Miami Social offers little more than a voyeuristic opportunity to watch narcissistic, self-absorbed young adults talk about themselves and each other. Like most reality shows of this kind, dating and relationship issues are front and center. But some of the cast members' banter about their own looks -- and the looks and style of others -- is so superficial and obnoxious that you have to wonder whether it's being staged for the cameras.

While some viewers may find the cast's self-importance and conceit morbidly fascinating (if not exactly entertaining), overall the show is pretty boring. You may find yourself wondering whether this is what the cast of The Hills or NYC Prep is going to look, act, and sound like 10 years down the road. Bottom line? These folks may be part of Miami's social center, but as far as good entertainment goes, this show misses the mark by a mile.

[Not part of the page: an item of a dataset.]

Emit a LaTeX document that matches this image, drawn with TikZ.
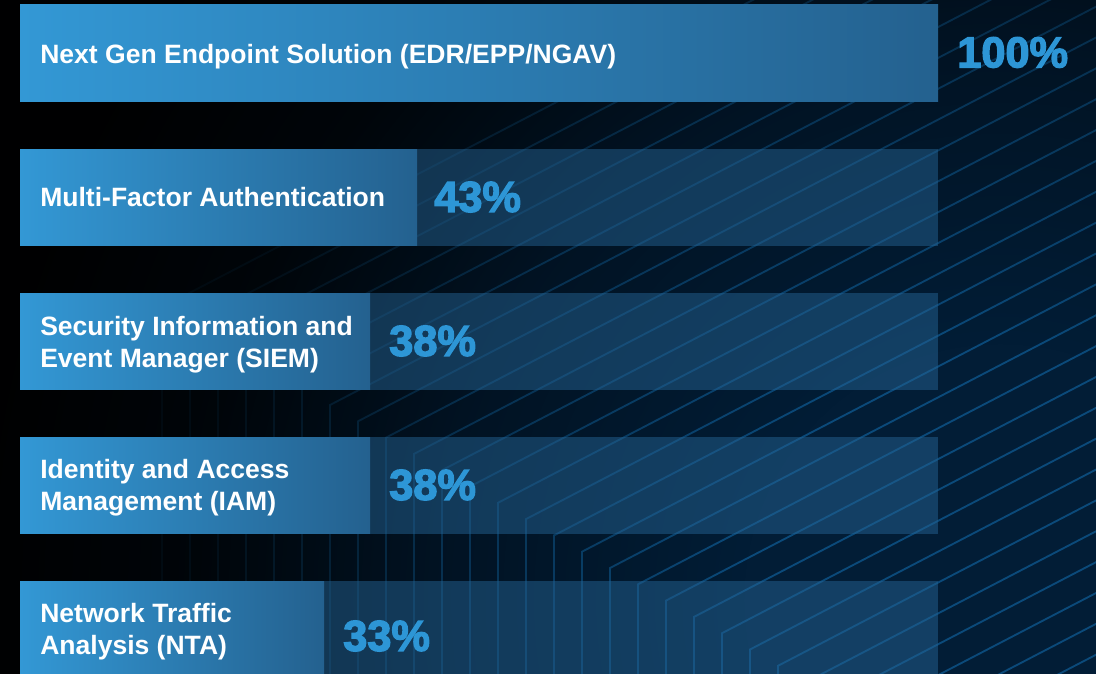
\documentclass[tikz,border=0pt]{standalone}
\usepackage{fontspec}
\setmainfont{Liberation Sans}
\newfontfamily\pctfont{Liberation Sans Bold}[FakeBold=3]
\usetikzlibrary{fadings}
\definecolor{bgnavy}{HTML}{021D36}
\definecolor{linec}{HTML}{0B4A7A}
\definecolor{trackc}{HTML}{246292}
\definecolor{barL}{HTML}{3398D5}
\definecolor{barR}{HTML}{24618F}
\definecolor{pctc}{HTML}{2D96D6}
\pgfdeclareradialshading{bgfadeshade}{\pgfpoint{0bp}{0bp}}{color(0bp)=(black); color(190bp)=(black); color(420bp)=(black!65!white); color(600bp)=(black!18!white); color(760bp)=(white!97!black); color(1300bp)=(white!97!black)}
\pgfdeclarefading{bgfade}{\pgfuseshading{bgfadeshade}}
\tikzset{
  lbl/.style={anchor=base west, inner sep=0pt, text=white, align=left,
    font=\bfseries\fontsize{19.9}{23.7}\selectfont},
  pct/.style={anchor=west, inner sep=0pt, text=pctc,
    font=\pctfont\fontsize{32.5}{32.5}\selectfont},
  track/.style={fill=trackc, fill opacity=0.5},
  fillbar/.style={left color=barL, right color=barR},
  bgline/.style={draw=linec, line width=1.4pt}
}
\begin{document}
\begin{tikzpicture}[x=0.75pt, y=-0.75pt]
\useasboundingbox (0,0) rectangle (1096,674);
% background
\fill[bgnavy] (0,0) rectangle (1096,674);
\begin{scope}
  \clip (0,0) rectangle (1096,674);
  \foreach \i in {-6,...,21}{
    \pgfmathsetmacro\xx{330+28*\i}
    \pgfmathsetmacro\yy{405+16.3*\i}
    \draw[bgline] (\xx,690) -- (\xx,\yy) -- ++(1300,-676);
  }
\end{scope}
\fill[black, path fading=bgfade, fit fading=false, fading transform={shift={(1000,600)}}] (0,0) rectangle (1096,674);
% tracks
\fill[track] (20,149) rectangle (938,245.5);
\fill[track] (20,293) rectangle (938,389.5);
\fill[track] (20,437) rectangle (938,533.5);
\fill[track] (20,581) rectangle (938,677.5);
% filled bars
\shade[fillbar] (20,5) rectangle (938,101.5);
\shade[fillbar] (20,149) rectangle (417,245.5);
\shade[fillbar] (20,293) rectangle (370,389.5);
\shade[fillbar] (20,437) rectangle (370,533.5);
\shade[fillbar] (20,581) rectangle (324,677.5);
% labels
\node[lbl] (l1) at (40,63.5) {Next Gen Endpoint Solution (EDR/EPP/NGAV)};
\node[lbl] (l2) at (40,206.5) {Multi-Factor Authentication};
\node[lbl] (l3) at (40,367) {Security Information and\\Event Manager (SIEM)};
\node[lbl] (l4) at (40,510.5) {Identity and Access\\Management (IAM)};
\node[lbl] (l5) at (40,654) {Network Traffic\\Analysis (NTA)};
% percentages
\node[pct] (p1) at (957,52.5) {100\%};
\node[pct] (p2) at (434,197) {43\%};
\node[pct] (p3) at (389,341) {38\%};
\node[pct] (p4) at (389,485) {38\%};
\node[pct] (p5) at (343,636) {33\%};
\end{tikzpicture}
\end{document}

Talk to your kids about ...

  • Families can talk about the real-life consequences of the kind of behavior that's frequently depicted on reality shows -- like drinking and casual sex. Do you think some reality show stars act so outrageously just because the cameras are there? Or are they really just being themselves?

  • Famlies can also discuss what it would be like to live and work in an environment like the one on the show. Do you think "scenes" like this are as posh and glamorous as the media sometimes suggest?